Recorded information:
-.-.-

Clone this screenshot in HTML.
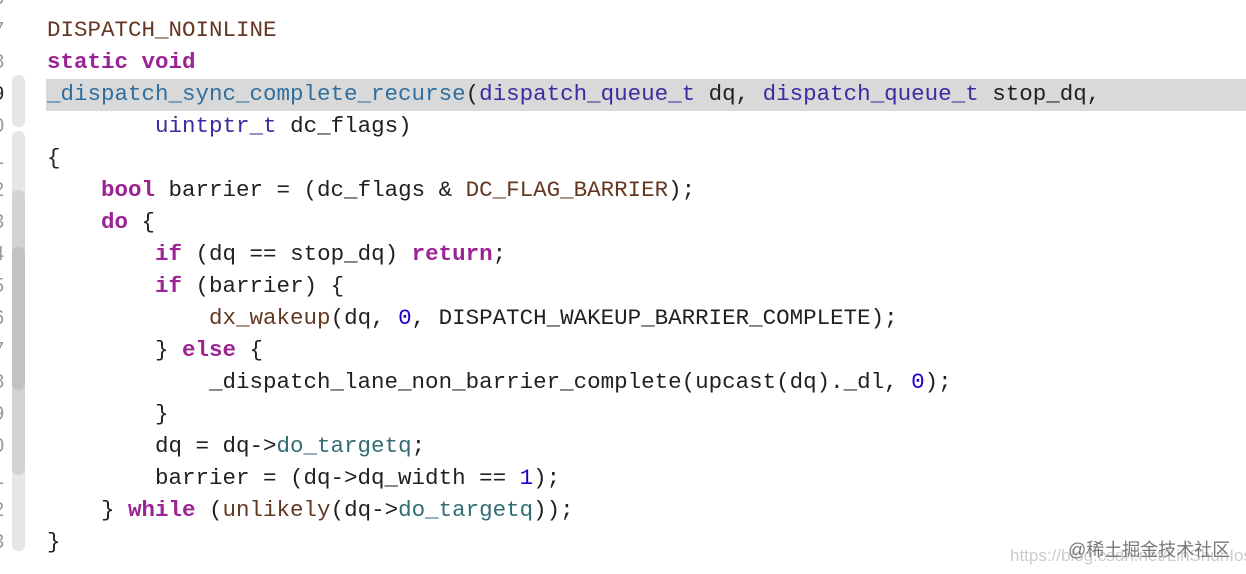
<!DOCTYPE html>
<html><head><meta charset="utf-8"><style>
body{margin:0;width:1246px;height:574px;background:#fff;position:relative;overflow:hidden;font-family:"Liberation Mono",monospace;}
.code{position:absolute;left:47px;top:14px;font-size:22.5px;line-height:32px;color:#1f1f24;white-space:pre;}
.hl{position:absolute;left:46px;top:79px;width:1200px;height:32px;background:#d9d9d9;}
.k{color:#9b2393;font-weight:bold}
.b{color:#643820}
.t{color:#3a2ba0}
.f{color:#2f6f9f}
.m{color:#326d74}
.n{color:#1c00cf}
.g{position:absolute;left:-7px;top:-18px;font-size:20px;line-height:32px;color:#999;font-family:"Liberation Sans",sans-serif;white-space:pre;}
.r{position:absolute;left:12px;width:13px;}
.wm{position:absolute;left:1068px;top:536px;font-size:18px;color:#777;font-family:"Liberation Sans","Noto Sans CJK SC",sans-serif;}
.wm2{position:absolute;left:1010px;top:546px;font-size:17px;color:#ccc;font-family:"Liberation Sans",sans-serif;}
</style></head><body>
<div class="hl"></div>
<div class="g">6
7
8
<span style="color:#222">9</span>
0
1
2
3
4
5
6
7
8
9
0
1
2
3</div>
<div class="r" style="top:75px;height:52px;background:#e6e6e6;border-radius:6px"></div>
<div class="r" style="top:131px;height:420px;background:#e6e6e6;border-radius:6px"></div>
<div class="r" style="top:190px;height:285px;background:#d3d3d3;border-radius:6px"></div>
<div class="r" style="top:247px;height:133px;background:#c2c2c2;border-radius:6px"></div>
<div class="r" style="top:320px;height:70px;background:#c2c2c2;border-radius:6px"></div>
<div class="wm2">https://blog.csdn.net/LinShunIos</div>
<div class="wm">@稀土掘金技术社区</div>
<div class="code"><span class="b">DISPATCH_NOINLINE</span>
<span class="k">static</span> <span class="k">void</span>
<span class="f">_dispatch_sync_complete_recurse</span>(<span class="t">dispatch_queue_t</span> dq, <span class="t">dispatch_queue_t</span> stop_dq,
        <span class="t">uintptr_t</span> dc_flags)
{
    <span class="k">bool</span> barrier = (dc_flags &amp; <span class="b">DC_FLAG_BARRIER</span>);
    <span class="k">do</span> {
        <span class="k">if</span> (dq == stop_dq) <span class="k">return</span>;
        <span class="k">if</span> (barrier) {
            <span class="b">dx_wakeup</span>(dq, <span class="n">0</span>, DISPATCH_WAKEUP_BARRIER_COMPLETE);
        } <span class="k">else</span> {
            _dispatch_lane_non_barrier_complete(upcast(dq)._dl, <span class="n">0</span>);
        }
        dq = dq-&gt;<span class="m">do_targetq</span>;
        barrier = (dq-&gt;dq_width == <span class="n">1</span>);
    } <span class="k">while</span> (<span class="b">unlikely</span>(dq-&gt;<span class="m">do_targetq</span>));
}</div>
</body></html>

-.-.-

Work required: Leave out the pictures and transcribe everything else exactly.

Reply:
Clone this screenshot in HTML.
<!DOCTYPE html>
<html><head><meta charset="utf-8"><style>
body{margin:0;width:1246px;height:574px;background:#fff;position:relative;overflow:hidden;font-family:"Liberation Mono",monospace;}
.code{position:absolute;left:47px;top:14px;font-size:22.5px;line-height:32px;color:#1f1f24;white-space:pre;}
.hl{position:absolute;left:46px;top:79px;width:1200px;height:32px;background:#d9d9d9;}
.k{color:#9b2393;font-weight:bold}
.b{color:#643820}
.t{color:#3a2ba0}
.f{color:#2f6f9f}
.m{color:#326d74}
.n{color:#1c00cf}
.g{position:absolute;left:-7px;top:-18px;font-size:20px;line-height:32px;color:#999;font-family:"Liberation Sans",sans-serif;white-space:pre;}
.r{position:absolute;left:12px;width:13px;}
.wm{position:absolute;left:1068px;top:536px;font-size:18px;color:#777;font-family:"Liberation Sans","Noto Sans CJK SC",sans-serif;}
.wm2{position:absolute;left:1010px;top:546px;font-size:17px;color:#ccc;font-family:"Liberation Sans",sans-serif;}
</style></head><body>
<div class="hl"></div>
<div class="g">6
7
8
<span style="color:#222">9</span>
0
1
2
3
4
5
6
7
8
9
0
1
2
3</div>
<div class="r" style="top:75px;height:52px;background:#e6e6e6;border-radius:6px"></div>
<div class="r" style="top:131px;height:420px;background:#e6e6e6;border-radius:6px"></div>
<div class="r" style="top:190px;height:285px;background:#d3d3d3;border-radius:6px"></div>
<div class="r" style="top:247px;height:133px;background:#c2c2c2;border-radius:6px"></div>
<div class="r" style="top:320px;height:70px;background:#c2c2c2;border-radius:6px"></div>
<div class="wm2">https://blog.csdn.net/LinShunIos</div>
<div class="wm">@稀土掘金技术社区</div>
<div class="code"><span class="b">DISPATCH_NOINLINE</span>
<span class="k">static</span> <span class="k">void</span>
<span class="f">_dispatch_sync_complete_recurse</span>(<span class="t">dispatch_queue_t</span> dq, <span class="t">dispatch_queue_t</span> stop_dq,
        <span class="t">uintptr_t</span> dc_flags)
{
    <span class="k">bool</span> barrier = (dc_flags &amp; <span class="b">DC_FLAG_BARRIER</span>);
    <span class="k">do</span> {
        <span class="k">if</span> (dq == stop_dq) <span class="k">return</span>;
        <span class="k">if</span> (barrier) {
            <span class="b">dx_wakeup</span>(dq, <span class="n">0</span>, DISPATCH_WAKEUP_BARRIER_COMPLETE);
        } <span class="k">else</span> {
            _dispatch_lane_non_barrier_complete(upcast(dq)._dl, <span class="n">0</span>);
        }
        dq = dq-&gt;<span class="m">do_targetq</span>;
        barrier = (dq-&gt;dq_width == <span class="n">1</span>);
    } <span class="k">while</span> (<span class="b">unlikely</span>(dq-&gt;<span class="m">do_targetq</span>));
}</div>
</body></html>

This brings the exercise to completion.